Blessé grave à Tolbiac: un témoin avoue avoir menti, le site «Reporterre» rétropédale

Source [Libération] «Libération» a enquêté sur la rumeur d'un blessé grave lors de l'évacuation du campus parisien. Aucun élément ne vient l'accréditer. Mercredi, «Reporterre», qui citait trois témoins directs du «drame», va publier une enquête pour revenir sur ses premiers articles.

La rumeur finit de se dégonfler. Elle courait depuis l'évacuation de Tolbiac: un étudiant aurait chuté et serait tombé dans le coma. Malgré les démentis (de la préfecture, des hôpitaux) ce week-end, l'affirmation a continué à circuler, se nourrissant même des démentis officiels pour instiller le soupçon d'un mensonge d'Etat... Libération a enquêté. Plusieurs riverains, dont les fenêtres donnent directement sur l'endroit de la chute supposée, confirment formellement n’avoir vu ni ambulance, ni pompiers, ni chute. Nous n'avons retrouvé aucun témoin direct ayant vu la scène. Au contraire, Leïla, l'une des trois témoins principaux cités par les médias ayant accrédité cette rumeur, nous a avoué avoir menti. Le magazine en ligne Reporterre, qui a le premier relayé des témoignages faisant état d'une chute grave, nous a confirmé «après enquête» que ces témoignages ne sont pas fiables. Ils révèlent à Libération qu'ils publieront un article (publié depuis) revenant sur leur premier article. Récit d'une rumeur. 

Comme nous l'expliquions dans une réponse CheckNews, des rumeurs faisant état d'un étudiant mort, puis dans le coma et gravement blessé ont commencé à circuler vendredi après-midi. Plusieurs heures déjà après l'évacuation. Tout s'emballe en milieu d'après-midi, quand le journal en ligne Reporterre publie plusieurs témoignages affirmant qu'un étudiant aurait chuté en tentant de s'enfuir: «Un baqueux lui a chopé la cheville. Ça l'a déséquilibré, et le camarade est tombé du haut du toit, en plein sur le nez. On a voulu le réanimer. Il ne bougeait pas. Du sang sortait de ses oreilles…» Un deuxième témoin aurait assisté à la scène. Et un troisième aurait vu le corps et les flaques de sang. Car, selon les étudiants, des policiers ou équipes de nettoyage de la Ville de Paris (selon les versions) auraient nettoyé des traces de sang. Problème: on ignore l'identité de la victime présumée, son état, et l'hôpital où elle aurait été transférée.

Plusieurs médias reprennent ces informations: Politis relaie les témoignages de deux témoins; le Média diffuse le témoignage d'une jeune fille, Leïla, qui raconte avoir vu du sang lui sortir par les oreilles; et Marianne reprend le récit d'une reponsable de l'Unef affirmant qu'un étudiant est dans le coma, avant de se corriger pour écrire «gravement blessé», puis de finalement reprendre le démenti de la préfecture.
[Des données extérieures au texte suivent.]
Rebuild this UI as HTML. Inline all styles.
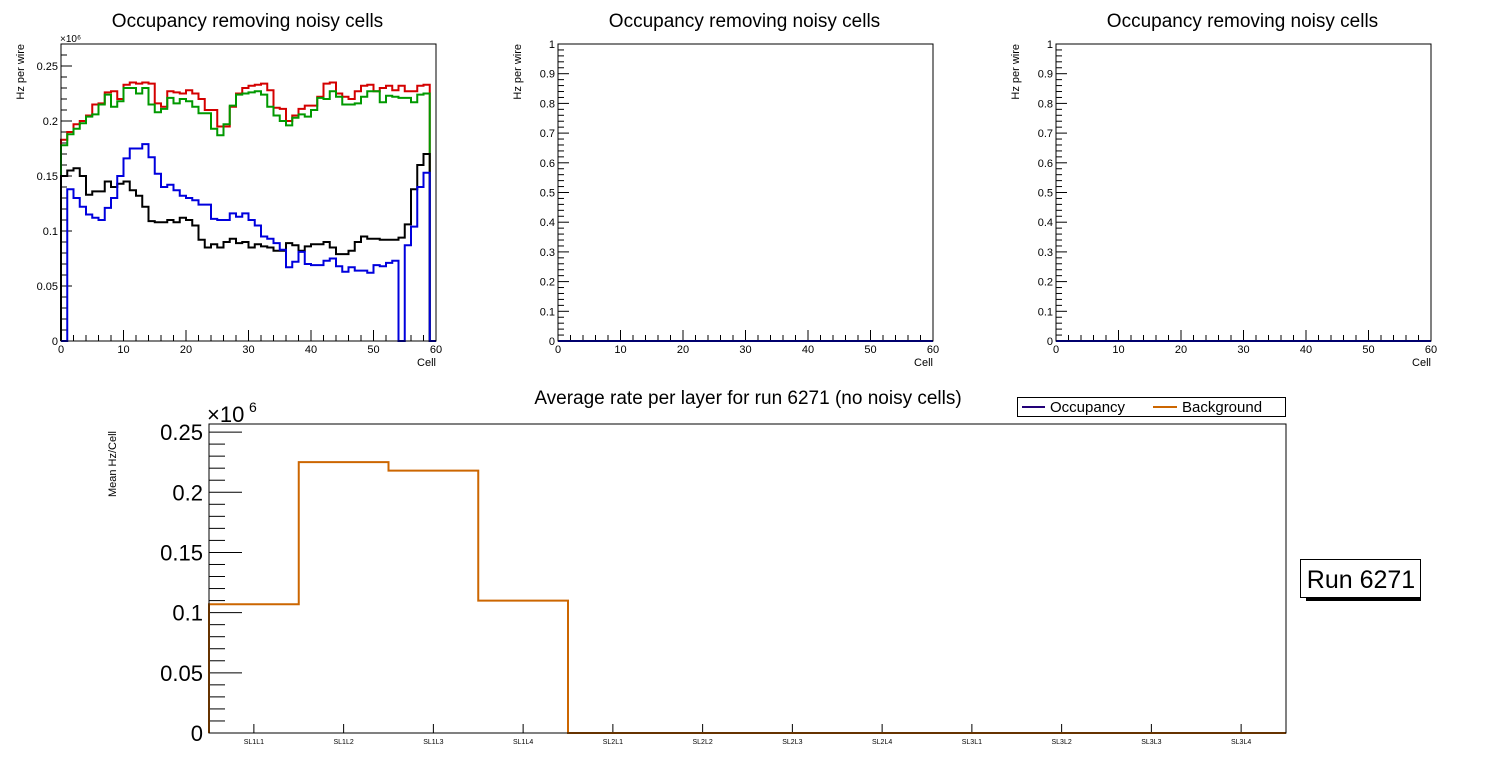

Car au fur et à mesure de la journée, la préfecture dément à deux reprises qu'un étudiant ait été gravement blessé. L'université dit se fier au communiqué de la préfecture et affirme que ses équipes de sécurité n'ont vu aucune scène de ce genre. Le ministère de l'Intérieur confirme le démenti, mais la rumeur continue de persister. Vendredi soir, en assemblée générale sur le site de Censier à Paris-III, des étudiants affirment que la victime serait un migrant, ce qui expliquerait notamment qu'aucun proche ne se soit manifesté...

Samedi matin, Reporterre maintient son information et publie trois témoignages. Il y aurait deux témoins directs et une troisième personne ayant vu le corps à terre. Dans la foulée, SUD Santé, qui a cherché sans succès où la personne blessée aurait pu être hospitalisée, s'interroge dans un communiqué sur une «rumeur ou [un] mensonge d'Etat». «Nous savons qu’un patient a été proposé à la grande garde de neurochirurgie mais refusé parce que ne relevant pas de la chirurgie et transféré dans un autre établissement, note le syndicat sans qu'aucun lien direct ne soit établi avec Tolbiac. Les faits sont pour pour le moins troublants», conclut-il en demandant à l'APHP de «lever le voile sur cette affaire».

Samedi après-midi, c'est au tour des hopitaux de Paris de communiquer... en démentant la rumeur.